GIVEN REQUEST: With the pictures left out, copy the listing below exactly.

##########

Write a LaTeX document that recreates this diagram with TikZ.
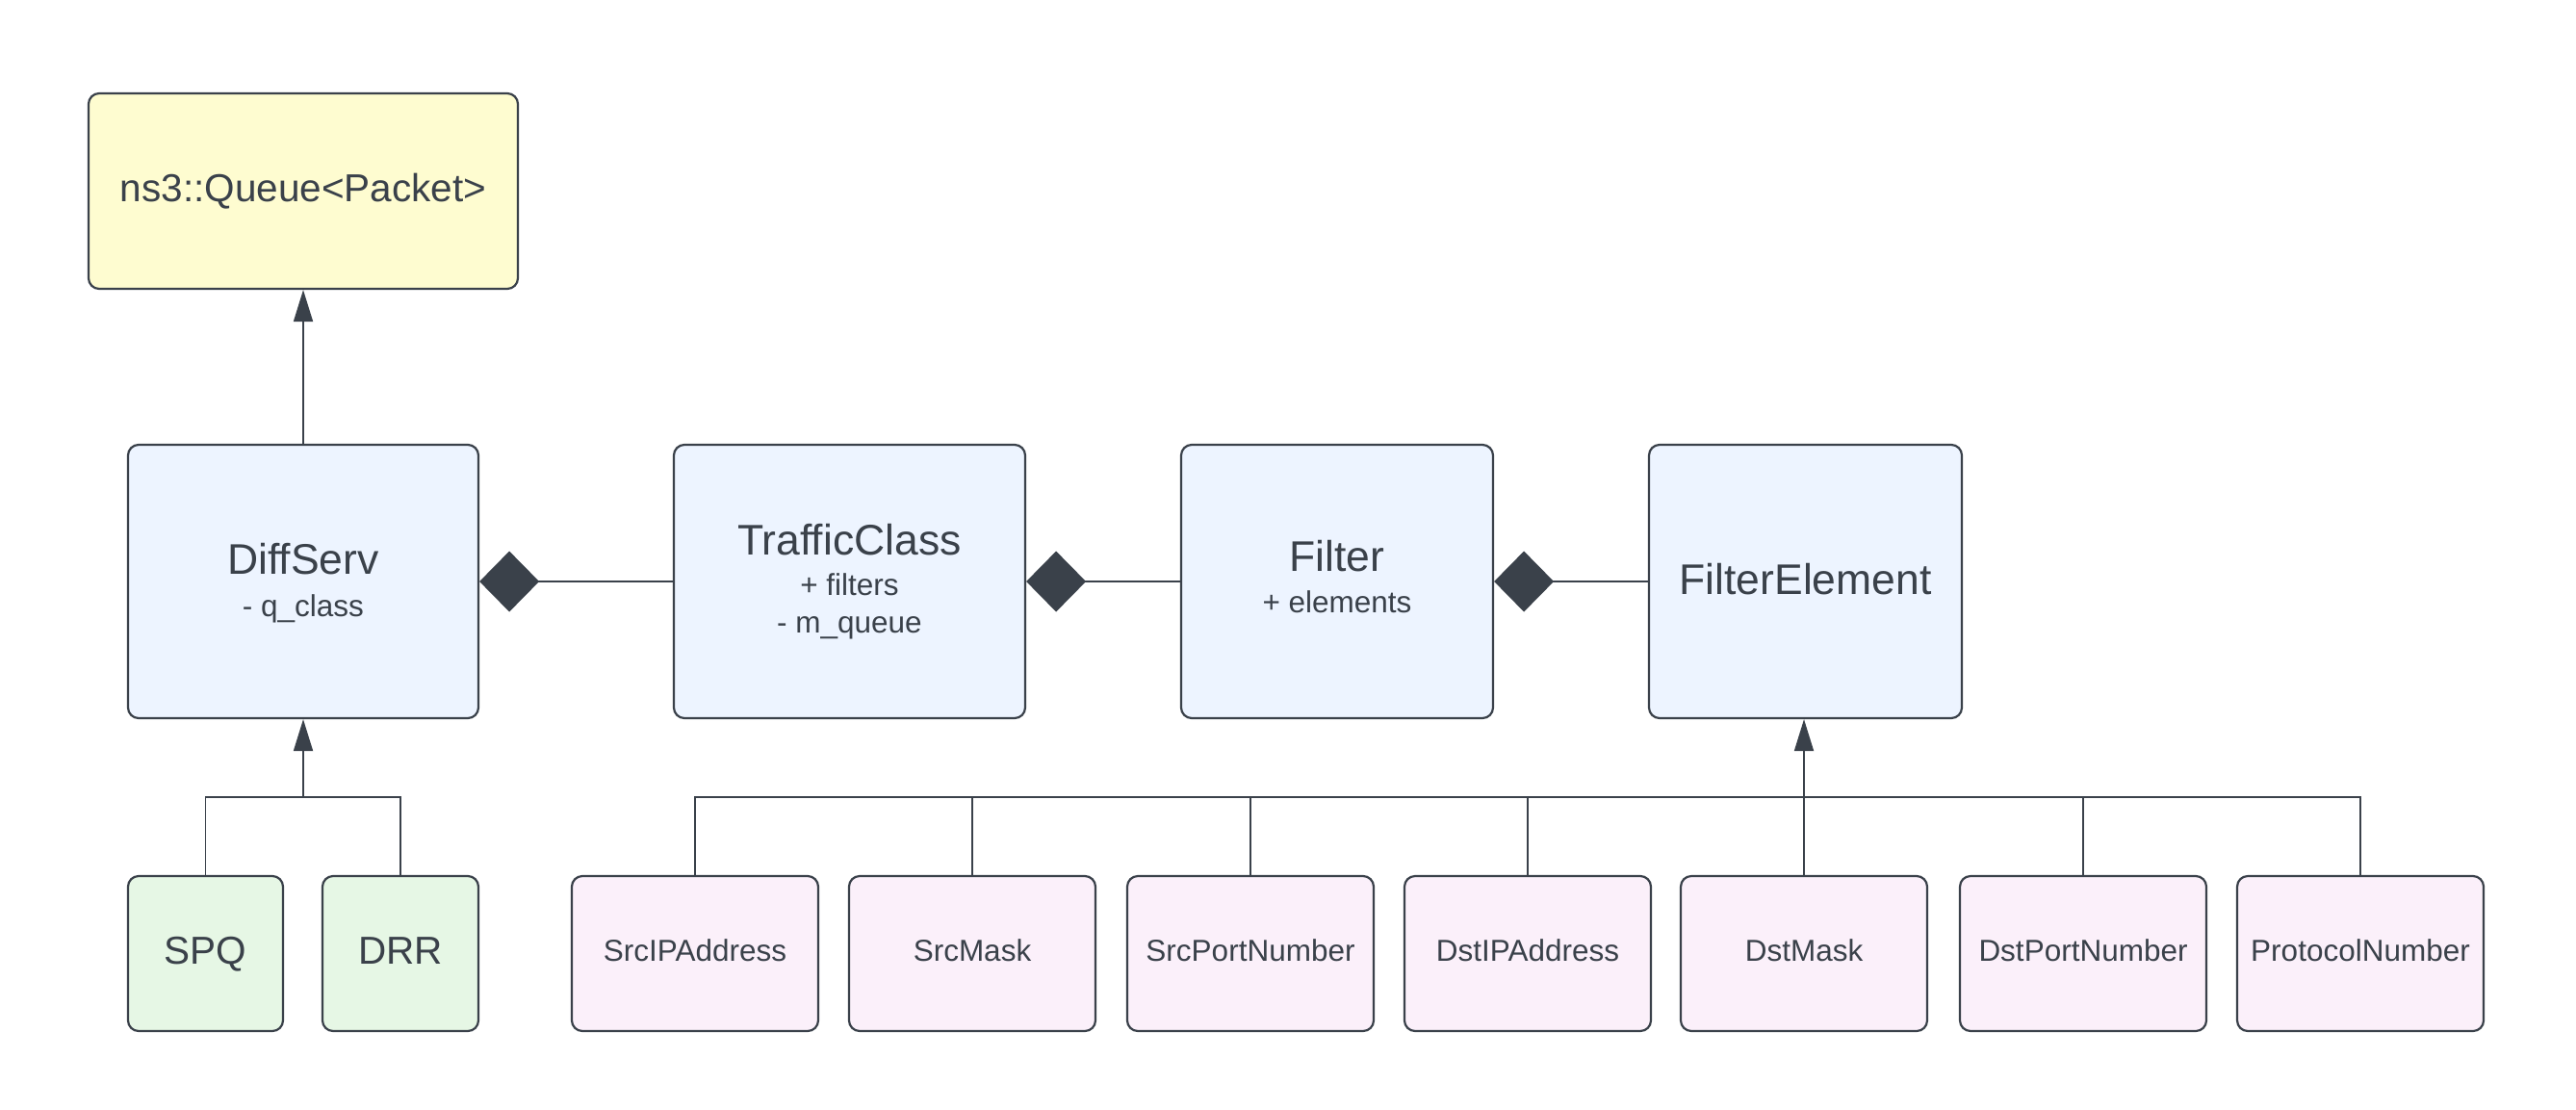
\documentclass[tikz,border=0pt]{standalone}
\usepackage{fontspec}
\setmainfont{Liberation Sans}
\usetikzlibrary{arrows.meta}
\definecolor{ink}{HTML}{3A414A}
\definecolor{fyellow}{HTML}{FEFCD0}
\definecolor{fblue}{HTML}{EDF4FF}
\definecolor{fgreen}{HTML}{E6F7E5}
\definecolor{fpink}{HTML}{FBF0FA}
\tikzset{
  box/.style={draw=ink, line width=2.2pt, rounded corners=11pt, inner sep=0pt},
  conn/.style={draw=ink, line width=1.8pt},
  inh/.style={conn, -{Triangle[length=33pt,width=20pt]}, fill=ink},
  comp/.style={conn, -{Diamond[length=62pt,width=63pt]}, fill=ink},
  ttl/.style={text=ink, anchor=base, inner sep=0pt, font=\fontsize{44.5}{50}\selectfont},
  mid/.style={text=ink, anchor=base, inner sep=0pt, font=\fontsize{40.5}{46}\selectfont},
  attr/.style={text=ink, anchor=base, inner sep=0pt, font=\fontsize{31.5}{36}\selectfont},
}
\begin{document}
\begin{tikzpicture}[x=1pt,y=-1pt]
\useasboundingbox[fill=white] (0,0) rectangle (2676,1152);
% top boxes
\node[box, fill=fyellow, minimum width=446pt, minimum height=203pt] (queue) at (315,198.5) {};
\node[mid] (queuet) at (315,209) {ns3::Queue<Packet>};
\node[box, fill=fblue, minimum width=364pt, minimum height=284pt] (diffserv) at (315,604) {};
\node[ttl] (diffservt) at (315,596) {DiffServ};
\node[attr] (diffserva) at (315,640) {- q\_class};
\node[box, fill=fblue, minimum width=365pt, minimum height=284pt] (traffic) at (882.5,604) {};
\node[ttl] (traffict) at (882.5,576) {TrafficClass};
\node[attr] (traffica) at (882.5,618) {+ filters};
\node[attr] (trafficb) at (882.5,657) {- m\_queue};
\node[box, fill=fblue, minimum width=324pt, minimum height=284pt] (filter) at (1389,604) {};
\node[ttl] (filtert) at (1389,593) {Filter};
\node[attr] (filtera) at (1389,636) {+ elements};
\node[box, fill=fblue, minimum width=325pt, minimum height=284pt] (felem) at (1875.5,604) {};
\node[ttl] (felemt) at (1875.5,617) {FilterElement};
% bottom boxes
\node[box, fill=fgreen, minimum width=161pt, minimum height=161pt] (spq) at (213.5,990.5) {};
\node[mid] (spqt) at (213.5,1001) {SPQ};
\node[box, fill=fgreen, minimum width=162pt, minimum height=161pt] (drr) at (416,990.5) {};
\node[mid] (drrt) at (416,1001) {DRR};
\foreach \n/\x/\t in {srcip/722/SrcIPAddress, srcmask/1010/SrcMask, srcport/1299/SrcPortNumber,
  dstip/1587/DstIPAddress, dstmask/1874/DstMask, dstport/2164/DstPortNumber, proto/2452/ProtocolNumber}{
  \node[box, fill=fpink, minimum width=256pt, minimum height=161pt] (\n) at (\x,990.5) {};
  \node[attr] (\n t) at (\x,998) {\t};
}
% connectors
\draw[inh] (diffserv.north) -- (queue.south);
\draw[comp] (traffic.west) -- (diffserv.east);
\draw[comp] (filter.west) -- (traffic.east);
\draw[comp] (felem.west) -- (filter.east);
\coordinate (dsbus) at (315,828);
\draw[conn] (spq.north) -- (spq.north |- dsbus) -- (drr.north |- dsbus) -- (drr.north);
\draw[inh] (dsbus) -- (diffserv.south);
\coordinate (febus) at (1874,828);
\draw[conn] (srcip.north) -- (srcip.north |- febus) -- (proto.north |- febus) -- (proto.north);
\foreach \n in {srcmask, srcport, dstip, dstport}{
  \draw[conn] (\n.north) -- (\n.north |- febus);
}
\draw[inh] (dstmask.north) -- (dstmask.north |- felem.south);
\end{tikzpicture}
\end{document}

##########

WORKED SOLUTION:
Write a LaTeX document that recreates this diagram with TikZ.
\documentclass[tikz,border=0pt]{standalone}
\usepackage{fontspec}
\setmainfont{Liberation Sans}
\usetikzlibrary{arrows.meta}
\definecolor{ink}{HTML}{3A414A}
\definecolor{fyellow}{HTML}{FEFCD0}
\definecolor{fblue}{HTML}{EDF4FF}
\definecolor{fgreen}{HTML}{E6F7E5}
\definecolor{fpink}{HTML}{FBF0FA}
\tikzset{
  box/.style={draw=ink, line width=2.2pt, rounded corners=11pt, inner sep=0pt},
  conn/.style={draw=ink, line width=1.8pt},
  inh/.style={conn, -{Triangle[length=33pt,width=20pt]}, fill=ink},
  comp/.style={conn, -{Diamond[length=62pt,width=63pt]}, fill=ink},
  ttl/.style={text=ink, anchor=base, inner sep=0pt, font=\fontsize{44.5}{50}\selectfont},
  mid/.style={text=ink, anchor=base, inner sep=0pt, font=\fontsize{40.5}{46}\selectfont},
  attr/.style={text=ink, anchor=base, inner sep=0pt, font=\fontsize{31.5}{36}\selectfont},
}
\begin{document}
\begin{tikzpicture}[x=1pt,y=-1pt]
\useasboundingbox[fill=white] (0,0) rectangle (2676,1152);
% top boxes
\node[box, fill=fyellow, minimum width=446pt, minimum height=203pt] (queue) at (315,198.5) {};
\node[mid] (queuet) at (315,209) {ns3::Queue<Packet>};
\node[box, fill=fblue, minimum width=364pt, minimum height=284pt] (diffserv) at (315,604) {};
\node[ttl] (diffservt) at (315,596) {DiffServ};
\node[attr] (diffserva) at (315,640) {- q\_class};
\node[box, fill=fblue, minimum width=365pt, minimum height=284pt] (traffic) at (882.5,604) {};
\node[ttl] (traffict) at (882.5,576) {TrafficClass};
\node[attr] (traffica) at (882.5,618) {+ filters};
\node[attr] (trafficb) at (882.5,657) {- m\_queue};
\node[box, fill=fblue, minimum width=324pt, minimum height=284pt] (filter) at (1389,604) {};
\node[ttl] (filtert) at (1389,593) {Filter};
\node[attr] (filtera) at (1389,636) {+ elements};
\node[box, fill=fblue, minimum width=325pt, minimum height=284pt] (felem) at (1875.5,604) {};
\node[ttl] (felemt) at (1875.5,617) {FilterElement};
% bottom boxes
\node[box, fill=fgreen, minimum width=161pt, minimum height=161pt] (spq) at (213.5,990.5) {};
\node[mid] (spqt) at (213.5,1001) {SPQ};
\node[box, fill=fgreen, minimum width=162pt, minimum height=161pt] (drr) at (416,990.5) {};
\node[mid] (drrt) at (416,1001) {DRR};
\foreach \n/\x/\t in {srcip/722/SrcIPAddress, srcmask/1010/SrcMask, srcport/1299/SrcPortNumber,
  dstip/1587/DstIPAddress, dstmask/1874/DstMask, dstport/2164/DstPortNumber, proto/2452/ProtocolNumber}{
  \node[box, fill=fpink, minimum width=256pt, minimum height=161pt] (\n) at (\x,990.5) {};
  \node[attr] (\n t) at (\x,998) {\t};
}
% connectors
\draw[inh] (diffserv.north) -- (queue.south);
\draw[comp] (traffic.west) -- (diffserv.east);
\draw[comp] (filter.west) -- (traffic.east);
\draw[comp] (felem.west) -- (filter.east);
\coordinate (dsbus) at (315,828);
\draw[conn] (spq.north) -- (spq.north |- dsbus) -- (drr.north |- dsbus) -- (drr.north);
\draw[inh] (dsbus) -- (diffserv.south);
\coordinate (febus) at (1874,828);
\draw[conn] (srcip.north) -- (srcip.north |- febus) -- (proto.north |- febus) -- (proto.north);
\foreach \n in {srcmask, srcport, dstip, dstport}{
  \draw[conn] (\n.north) -- (\n.north |- febus);
}
\draw[inh] (dstmask.north) -- (dstmask.north |- felem.south);
\end{tikzpicture}
\end{document}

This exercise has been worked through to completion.